How to Find Foreclosure Auctions
Finding foreclosure dates and foreclosure auctions is a relatively simple process. Often, there will be listings in the newspaper or with your local county real estate office. You can also check with a knowledgeable Realtor who specializes in foreclosure home auctions. Lastly, there are several reputable websites that you can use online in order to aid you in your search for results.
Buying a House at Auction – How to Proceed
Investing in bank foreclosures can be very profitable but you need to know how to buy and what to buy. In fact, a bank foreclosure auction can be a great investment opportunity for you but only if you are prepared.
First, you'll need to make sure that you have enough cash to cover the selling price or access to quick cash in your savings account. Some auction houses will allow you more than a day to pay but be sure to check beforehand.
Researching market values and comparables is also an important aspect of foreclosure investment. Since you want to get the cheapest price possible you need to know what the market is like and what type of earnings you can expect from a below market value home.
Finally, ensure that you're able to attend all foreclosure auction dates in your area since there is usually heavy competition for the best properties.
Common Foreclosure Auction Questions
What is the Required Documentation?
Remember, you can't just walk up to a courthouse auction and place a bid. You'll need to pre-register and also show that you have the financial means to pay. The easiest method for payment would be getting a cashier's check from your local bank.
Can I Go to a Foreclosure Auction Just to Watch?
Although most public auctions won't allow you to walk up and place a bid, you can definitely go and just watch. It's actually a good idea to attend at least one auction ahead of time so that you are familiar with the process.

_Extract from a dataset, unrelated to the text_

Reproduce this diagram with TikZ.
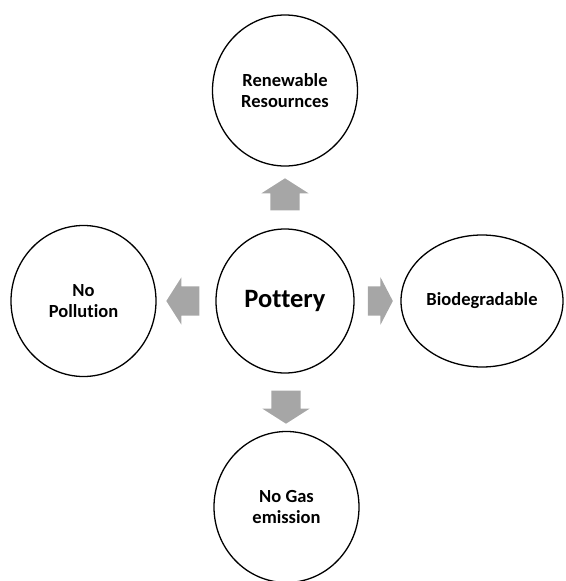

Is a Lawyer or Realtor Recommended When Buying a Home at an Auction?
A lawyer or Realtor is not necessary at an auction, but if you have the means to hire one they can only bolster your confidence in the investment. Some foreclosure properties may have two mortgage loans and/or additional tax liens so it's important to investigate property records yourself or hire someone that can do it for you.
What Types of Homes Are Found in a Foreclosure Auction?
A bank foreclosure could encompass any and all types of properties. No single type of property is completely immune to foreclosures so you should be able to find whatever you're looking for: everything from a small condo to a luxurious mansion.